(begin)

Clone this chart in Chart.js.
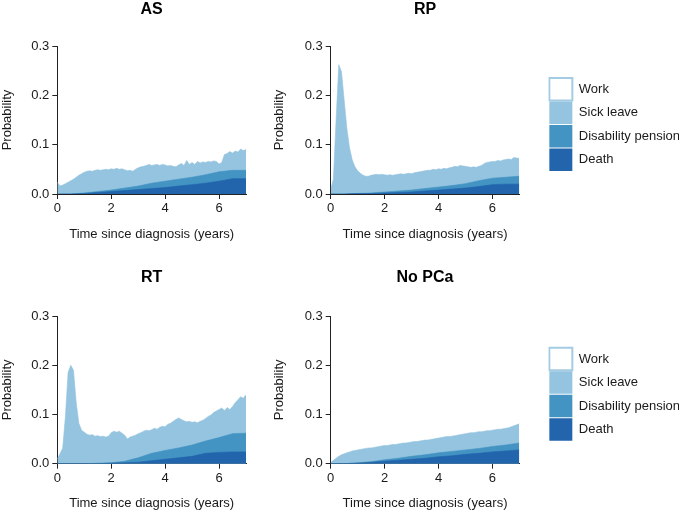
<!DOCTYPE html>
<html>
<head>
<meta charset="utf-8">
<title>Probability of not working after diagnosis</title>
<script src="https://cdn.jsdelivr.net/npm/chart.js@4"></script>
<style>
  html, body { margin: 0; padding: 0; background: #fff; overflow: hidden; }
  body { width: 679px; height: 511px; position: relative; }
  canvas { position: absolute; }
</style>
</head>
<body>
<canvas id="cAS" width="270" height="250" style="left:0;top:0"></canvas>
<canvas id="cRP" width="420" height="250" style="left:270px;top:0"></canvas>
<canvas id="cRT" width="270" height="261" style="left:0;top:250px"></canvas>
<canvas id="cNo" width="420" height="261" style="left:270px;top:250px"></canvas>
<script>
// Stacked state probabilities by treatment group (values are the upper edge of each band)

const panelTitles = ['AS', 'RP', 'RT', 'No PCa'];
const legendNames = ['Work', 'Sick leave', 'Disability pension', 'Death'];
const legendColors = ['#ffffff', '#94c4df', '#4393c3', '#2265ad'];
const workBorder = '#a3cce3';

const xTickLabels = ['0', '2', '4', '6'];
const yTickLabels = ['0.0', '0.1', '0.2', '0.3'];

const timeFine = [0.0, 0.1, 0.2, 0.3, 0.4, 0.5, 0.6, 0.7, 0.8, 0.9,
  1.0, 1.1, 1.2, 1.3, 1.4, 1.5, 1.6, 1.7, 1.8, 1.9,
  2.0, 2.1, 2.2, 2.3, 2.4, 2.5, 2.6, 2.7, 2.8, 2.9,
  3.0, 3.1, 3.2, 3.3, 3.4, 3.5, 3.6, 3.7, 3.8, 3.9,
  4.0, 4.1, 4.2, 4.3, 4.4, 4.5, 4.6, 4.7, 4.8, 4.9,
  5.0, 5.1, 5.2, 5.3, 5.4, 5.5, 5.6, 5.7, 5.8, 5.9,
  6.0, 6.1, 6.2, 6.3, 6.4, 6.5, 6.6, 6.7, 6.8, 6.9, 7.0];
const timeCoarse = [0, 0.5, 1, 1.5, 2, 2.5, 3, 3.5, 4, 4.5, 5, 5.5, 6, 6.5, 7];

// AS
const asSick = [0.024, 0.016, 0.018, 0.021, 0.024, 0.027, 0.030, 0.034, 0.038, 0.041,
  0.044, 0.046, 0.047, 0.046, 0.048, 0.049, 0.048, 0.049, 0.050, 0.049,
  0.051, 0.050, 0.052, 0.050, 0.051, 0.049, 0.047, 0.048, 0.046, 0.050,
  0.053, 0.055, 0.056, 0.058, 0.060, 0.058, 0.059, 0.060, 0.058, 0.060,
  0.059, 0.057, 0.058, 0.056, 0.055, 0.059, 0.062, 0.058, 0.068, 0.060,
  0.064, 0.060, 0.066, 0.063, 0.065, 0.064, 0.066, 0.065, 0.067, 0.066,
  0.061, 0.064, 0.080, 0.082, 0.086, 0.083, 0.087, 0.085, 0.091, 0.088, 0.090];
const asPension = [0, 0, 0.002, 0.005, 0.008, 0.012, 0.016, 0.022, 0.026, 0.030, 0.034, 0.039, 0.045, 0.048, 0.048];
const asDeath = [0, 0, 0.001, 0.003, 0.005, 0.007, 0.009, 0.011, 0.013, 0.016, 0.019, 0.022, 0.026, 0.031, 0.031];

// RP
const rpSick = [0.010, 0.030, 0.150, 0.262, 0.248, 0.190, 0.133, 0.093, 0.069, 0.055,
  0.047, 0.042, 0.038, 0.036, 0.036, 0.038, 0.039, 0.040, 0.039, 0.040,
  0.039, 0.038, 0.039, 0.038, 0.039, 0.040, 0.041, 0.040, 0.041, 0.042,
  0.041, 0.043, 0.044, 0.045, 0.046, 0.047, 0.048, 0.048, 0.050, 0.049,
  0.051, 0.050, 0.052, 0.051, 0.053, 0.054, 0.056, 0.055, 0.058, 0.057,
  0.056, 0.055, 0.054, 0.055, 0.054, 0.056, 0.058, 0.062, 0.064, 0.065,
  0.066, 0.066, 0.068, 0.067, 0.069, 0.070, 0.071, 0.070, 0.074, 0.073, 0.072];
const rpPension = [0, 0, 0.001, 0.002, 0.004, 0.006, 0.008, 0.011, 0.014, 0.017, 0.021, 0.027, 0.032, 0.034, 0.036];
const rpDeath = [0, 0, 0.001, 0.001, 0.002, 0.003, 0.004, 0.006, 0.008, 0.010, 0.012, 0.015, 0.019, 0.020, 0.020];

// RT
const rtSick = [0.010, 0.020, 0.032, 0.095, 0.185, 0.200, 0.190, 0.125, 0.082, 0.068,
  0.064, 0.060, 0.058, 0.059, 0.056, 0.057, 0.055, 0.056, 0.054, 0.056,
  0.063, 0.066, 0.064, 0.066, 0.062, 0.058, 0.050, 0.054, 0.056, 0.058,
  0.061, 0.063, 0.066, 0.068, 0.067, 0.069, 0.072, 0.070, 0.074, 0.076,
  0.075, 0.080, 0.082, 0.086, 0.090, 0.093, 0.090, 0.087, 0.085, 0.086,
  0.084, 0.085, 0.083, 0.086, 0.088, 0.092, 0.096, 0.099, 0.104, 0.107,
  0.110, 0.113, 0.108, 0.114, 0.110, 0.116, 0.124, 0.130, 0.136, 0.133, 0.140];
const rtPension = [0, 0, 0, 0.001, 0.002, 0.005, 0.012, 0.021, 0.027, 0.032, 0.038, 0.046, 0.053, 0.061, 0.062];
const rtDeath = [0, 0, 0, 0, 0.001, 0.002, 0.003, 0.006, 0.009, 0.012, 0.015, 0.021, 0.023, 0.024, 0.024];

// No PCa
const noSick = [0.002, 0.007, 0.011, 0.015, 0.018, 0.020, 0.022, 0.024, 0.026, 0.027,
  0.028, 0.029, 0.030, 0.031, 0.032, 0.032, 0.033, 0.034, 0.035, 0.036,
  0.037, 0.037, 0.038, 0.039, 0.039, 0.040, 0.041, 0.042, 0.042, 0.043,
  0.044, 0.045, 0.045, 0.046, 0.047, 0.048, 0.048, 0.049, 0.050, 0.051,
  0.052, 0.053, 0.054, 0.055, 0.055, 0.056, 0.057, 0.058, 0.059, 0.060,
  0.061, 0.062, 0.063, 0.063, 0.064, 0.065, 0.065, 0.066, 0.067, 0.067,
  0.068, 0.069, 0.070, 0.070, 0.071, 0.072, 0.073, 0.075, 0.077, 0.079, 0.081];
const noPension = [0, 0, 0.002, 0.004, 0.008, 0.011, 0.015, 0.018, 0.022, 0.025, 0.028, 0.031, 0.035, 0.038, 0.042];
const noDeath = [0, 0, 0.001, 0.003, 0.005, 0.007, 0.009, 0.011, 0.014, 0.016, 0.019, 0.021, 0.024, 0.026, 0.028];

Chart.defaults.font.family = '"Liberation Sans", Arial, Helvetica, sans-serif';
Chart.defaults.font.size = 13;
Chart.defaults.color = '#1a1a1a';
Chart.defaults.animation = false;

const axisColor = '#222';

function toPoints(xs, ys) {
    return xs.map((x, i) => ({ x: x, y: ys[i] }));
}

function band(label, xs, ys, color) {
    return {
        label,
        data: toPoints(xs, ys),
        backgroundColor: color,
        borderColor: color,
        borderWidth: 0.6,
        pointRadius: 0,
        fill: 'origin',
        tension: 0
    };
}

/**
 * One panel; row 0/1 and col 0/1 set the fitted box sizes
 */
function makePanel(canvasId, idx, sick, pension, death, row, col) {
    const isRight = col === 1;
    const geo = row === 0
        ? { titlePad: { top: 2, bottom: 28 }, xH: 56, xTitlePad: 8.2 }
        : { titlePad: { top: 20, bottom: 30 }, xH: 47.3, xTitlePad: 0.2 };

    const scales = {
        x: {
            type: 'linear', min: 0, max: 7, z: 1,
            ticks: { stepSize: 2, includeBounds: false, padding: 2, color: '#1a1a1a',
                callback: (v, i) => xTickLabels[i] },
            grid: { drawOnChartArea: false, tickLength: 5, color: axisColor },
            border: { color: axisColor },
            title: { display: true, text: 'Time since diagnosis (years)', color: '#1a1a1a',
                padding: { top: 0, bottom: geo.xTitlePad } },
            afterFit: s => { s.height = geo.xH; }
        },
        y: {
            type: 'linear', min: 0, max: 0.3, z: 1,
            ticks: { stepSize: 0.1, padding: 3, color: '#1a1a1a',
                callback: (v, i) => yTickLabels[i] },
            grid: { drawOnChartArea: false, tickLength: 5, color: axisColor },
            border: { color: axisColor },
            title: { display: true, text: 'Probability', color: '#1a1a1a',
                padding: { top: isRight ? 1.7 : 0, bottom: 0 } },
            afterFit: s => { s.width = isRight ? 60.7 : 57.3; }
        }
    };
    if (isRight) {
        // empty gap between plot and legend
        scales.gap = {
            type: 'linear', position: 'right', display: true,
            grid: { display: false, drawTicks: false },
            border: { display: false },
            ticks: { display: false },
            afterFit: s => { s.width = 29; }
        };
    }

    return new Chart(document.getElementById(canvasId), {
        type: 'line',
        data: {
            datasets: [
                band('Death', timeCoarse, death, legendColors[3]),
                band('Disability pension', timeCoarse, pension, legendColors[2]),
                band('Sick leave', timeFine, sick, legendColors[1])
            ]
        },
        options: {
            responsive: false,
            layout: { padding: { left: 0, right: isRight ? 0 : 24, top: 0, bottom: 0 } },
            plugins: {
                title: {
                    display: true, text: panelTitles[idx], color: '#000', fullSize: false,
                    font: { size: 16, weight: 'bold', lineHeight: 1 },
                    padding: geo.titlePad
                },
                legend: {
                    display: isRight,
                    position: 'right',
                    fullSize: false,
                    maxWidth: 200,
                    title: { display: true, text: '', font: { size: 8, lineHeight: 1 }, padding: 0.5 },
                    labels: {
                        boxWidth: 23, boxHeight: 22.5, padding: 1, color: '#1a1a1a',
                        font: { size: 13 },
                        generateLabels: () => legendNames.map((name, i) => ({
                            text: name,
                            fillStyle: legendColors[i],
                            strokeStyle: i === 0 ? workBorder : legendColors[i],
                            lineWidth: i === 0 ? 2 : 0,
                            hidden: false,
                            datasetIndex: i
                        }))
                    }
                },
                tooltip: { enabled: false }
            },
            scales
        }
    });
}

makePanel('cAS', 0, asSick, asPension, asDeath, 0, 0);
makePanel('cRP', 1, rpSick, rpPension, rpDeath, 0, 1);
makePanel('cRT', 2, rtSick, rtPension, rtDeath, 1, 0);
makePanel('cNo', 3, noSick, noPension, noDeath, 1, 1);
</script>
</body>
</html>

(end)

Repeat the lines above, starting at the first and stopping after the line that holds "5.5, 6, 6.5, 7];", with the pictures left out.

• Result of this task
Clone this chart in Chart.js.
<!DOCTYPE html>
<html>
<head>
<meta charset="utf-8">
<title>Probability of not working after diagnosis</title>
<script src="https://cdn.jsdelivr.net/npm/chart.js@4"></script>
<style>
  html, body { margin: 0; padding: 0; background: #fff; overflow: hidden; }
  body { width: 679px; height: 511px; position: relative; }
  canvas { position: absolute; }
</style>
</head>
<body>
<canvas id="cAS" width="270" height="250" style="left:0;top:0"></canvas>
<canvas id="cRP" width="420" height="250" style="left:270px;top:0"></canvas>
<canvas id="cRT" width="270" height="261" style="left:0;top:250px"></canvas>
<canvas id="cNo" width="420" height="261" style="left:270px;top:250px"></canvas>
<script>
// Stacked state probabilities by treatment group (values are the upper edge of each band)

const panelTitles = ['AS', 'RP', 'RT', 'No PCa'];
const legendNames = ['Work', 'Sick leave', 'Disability pension', 'Death'];
const legendColors = ['#ffffff', '#94c4df', '#4393c3', '#2265ad'];
const workBorder = '#a3cce3';

const xTickLabels = ['0', '2', '4', '6'];
const yTickLabels = ['0.0', '0.1', '0.2', '0.3'];

const timeFine = [0.0, 0.1, 0.2, 0.3, 0.4, 0.5, 0.6, 0.7, 0.8, 0.9,
  1.0, 1.1, 1.2, 1.3, 1.4, 1.5, 1.6, 1.7, 1.8, 1.9,
  2.0, 2.1, 2.2, 2.3, 2.4, 2.5, 2.6, 2.7, 2.8, 2.9,
  3.0, 3.1, 3.2, 3.3, 3.4, 3.5, 3.6, 3.7, 3.8, 3.9,
  4.0, 4.1, 4.2, 4.3, 4.4, 4.5, 4.6, 4.7, 4.8, 4.9,
  5.0, 5.1, 5.2, 5.3, 5.4, 5.5, 5.6, 5.7, 5.8, 5.9,
  6.0, 6.1, 6.2, 6.3, 6.4, 6.5, 6.6, 6.7, 6.8, 6.9, 7.0];
const timeCoarse = [0, 0.5, 1, 1.5, 2, 2.5, 3, 3.5, 4, 4.5, 5, 5.5, 6, 6.5, 7];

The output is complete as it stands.